De jaren 1960 luidden een nieuwe tijd in. Het begon met de Wilhelminabaan die plaats maakte voor de Tesselschadestraat. Deze leidde naar de Frieslandhal, waarheen de veemarkt in 1963 was verplaatst. Langs de brede asfaltbaan streken vanaf het einde van de jaren zestig overheidsdiensten neer, zoals de belastingen en het GAK in nieuwe kantoorgebouwen en vestigde de Postcheque en Girodienst (later Postbank en thans ING) een derde kantoor in een karakteristiek kantoorpand op één poot. De meest spectaculaire ontwikkeling was de bouw van Leeuwenborg, het Aegonkantoor dat de Oude Veemarkt vanaf het midden van de jaren 1980 vulde.

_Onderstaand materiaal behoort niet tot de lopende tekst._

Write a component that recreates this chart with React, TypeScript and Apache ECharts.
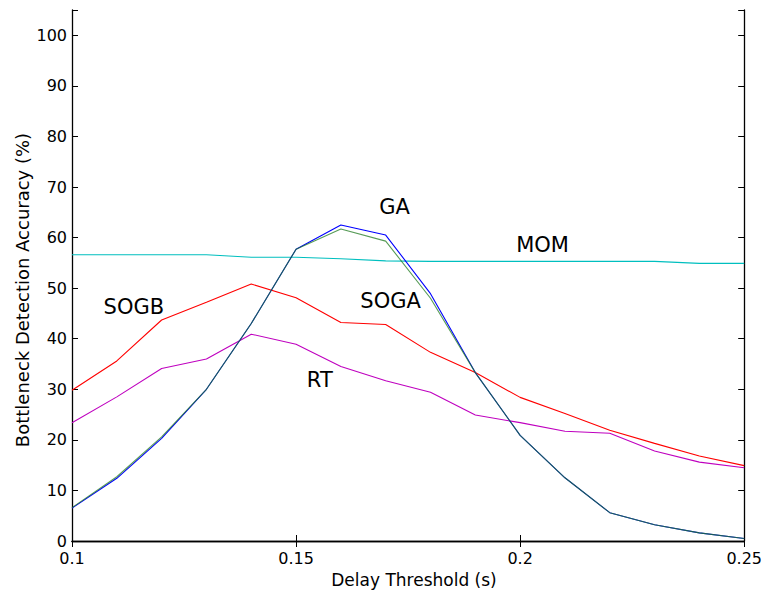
import React, { useEffect, useRef } from "react";
import * as echarts from "echarts";

const xValues = [0.1, 0.11, 0.12, 0.13, 0.14, 0.15, 0.16, 0.17, 0.18, 0.19, 0.2, 0.21, 0.22, 0.23, 0.24, 0.25];
const gaValues = [6.5, 12.4, 20.3, 30.0, 43.0, 57.7, 62.5, 60.5, 48.9, 33.3, 20.9, 12.5, 5.6, 3.2, 1.6, 0.5];
const sogaValues = [6.6, 12.7, 20.6, 30.0, 43.0, 57.7, 61.7, 59.3, 48.0, 33.3, 20.9, 12.5, 5.6, 3.2, 1.6, 0.5];
const momValues = [56.6, 56.6, 56.6, 56.6, 56.1, 56.1, 55.8, 55.4, 55.3, 55.3, 55.3, 55.3, 55.3, 55.3, 54.9, 54.9];
const sogbValues = [29.8, 35.6, 43.7, 47.2, 50.8, 48.1, 43.2, 42.8, 37.3, 33.3, 28.4, 25.2, 21.9, 19.3, 16.8, 14.9];
const rtValues = [23.4, 28.5, 34.1, 36.0, 40.9, 38.9, 34.5, 31.7, 29.4, 24.9, 23.4, 21.7, 21.3, 17.8, 15.6, 14.5];

const xTicks = [0.1, 0.15, 0.2, 0.25];
const yTicks = [0, 10, 20, 30, 40, 50, 60, 70, 80, 90, 100];

const labels = [
  { text: "GA", x: 0.172, y: 66.1 },
  { text: "MOM", x: 0.205, y: 58.5 },
  { text: "SOGB", x: 0.1138, y: 46.3 },
  { text: "SOGA", x: 0.1711, y: 47.5 },
  { text: "RT", x: 0.1553, y: 31.8 },
];

const xTitle = "Delay Threshold (s)";
const yTitle = "Bottleneck Detection Accuracy (%)";

const FONT = "DejaVu Sans";

export default function App() {
  const ref = useRef<HTMLDivElement>(null);
  useEffect(() => {
    if (!ref.current) return;
    const chart = echarts.init(ref.current, null, { renderer: "svg" });
    const pairs = (vals: number[]) => xValues.map((x, i) => [x, vals[i]]);
    const lineSeries = (name: string, vals: number[], color: string, opacity = 1) => ({
      name,
      type: "line",
      data: pairs(vals),
      symbol: "none",
      lineStyle: { color, width: 1.1, opacity },
      itemStyle: { color },
      z: 3,
    });
    const axisLine = { show: true, lineStyle: { color: "#000", width: 1.3 } };
    const tick = { show: true, inside: true, length: 6, lineStyle: { color: "#000" } };
    const titles = [
      {
        type: "text",
        x: 414,
        y: 580,
        style: { text: xTitle, fontFamily: FONT, fontSize: 17, fill: "#000", align: "center", verticalAlign: "middle" },
      },
      {
        type: "text",
        x: 22,
        y: 290,
        rotation: Math.PI / 2,
        style: { text: yTitle, fontFamily: FONT, fontSize: 18, fill: "#000", align: "center", verticalAlign: "middle" },
      },
    ];
    chart.setOption({
      animation: false,
      backgroundColor: "#fff",
      grid: { left: 72, top: 10, right: 20, bottom: 56, containLabel: false },
      graphic: titles,
      xAxis: [
        {
          type: "value",
          min: 0.1,
          max: 0.25,
          interval: 0.05,
          axisLine,
          axisTick: tick,
          axisLabel: {
            fontFamily: FONT,
            fontSize: 16,
            color: "#000",
            margin: 9,
            formatter: (v: number) => (xTicks.some((t) => Math.abs(t - v) < 1e-9) ? String(+v.toFixed(2)) : ""),
          },
          splitLine: { show: false },
        },
        {
          type: "value",
          position: "top",
          min: 0.1,
          max: 0.25,
          interval: 0.05,
          axisLine,
          axisTick: tick,
          axisLabel: { show: false },
          splitLine: { show: false },
        },
      ],
      yAxis: [
        {
          type: "value",
          min: 0,
          max: 105,
          interval: 10,
          axisLine,
          axisTick: tick,
          axisLabel: {
            fontFamily: FONT,
            fontSize: 16,
            color: "#000",
            margin: 5,
            formatter: (v: number) => (yTicks.includes(v) ? String(v) : ""),
          },
          splitLine: { show: false },
        },
        {
          type: "value",
          position: "right",
          min: 0,
          max: 105,
          interval: 10,
          axisLine,
          axisTick: tick,
          axisLabel: { show: false },
          splitLine: { show: false },
        },
      ],
      series: [
        lineSeries("MOM", momValues, "#00bfbf"),
        lineSeries("RT", rtValues, "#bf00bf"),
        lineSeries("SOGB", sogbValues, "#ff0000"),
        lineSeries("GA", gaValues, "#0000ff"),
        lineSeries("SOGA", sogaValues, "#1f7a1f", 0.75),
      ],
    });
    const labelGraphics = labels.map((l) => {
      const p = chart.convertToPixel({ xAxisIndex: 0, yAxisIndex: 0 }, [l.x, l.y]) as number[];
      return {
        type: "text",
        x: p[0],
        y: p[1],
        z: 10,
        style: { text: l.text, fontFamily: FONT, fontSize: 21, fill: "#000", align: "center", verticalAlign: "middle" },
      };
    });
    chart.setOption({ graphic: [...titles, ...labelGraphics] });
    return () => chart.dispose();
  }, []);
  return <div ref={ref} style={{ width: 765, height: 597, position: "absolute", left: 0, top: 0 }} />;
}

De industriële bedrijvigheid verdween door de concurrentie vanuit lage lonen landen, door automatisering of verplaatsing uit het gebied. Eerst Fortuna, daarna Meubelfabriek Hero de Vries, Benninga, de LPF, de Frico, het slachthuis, de CAF en uiteindelijk ook het zwembad de Overdekte in 1992. Wat overbleef was een nieuwe concentratie van kantoren rond het westelijke uiteinde van de Tesselschadestraat en het Leeuwarder Manhattan aan het oosteinde langs de Langemarktstraat. Ertussen in gaapt een jaloersmakende leegte die op nieuwe ontwikkelingen wacht.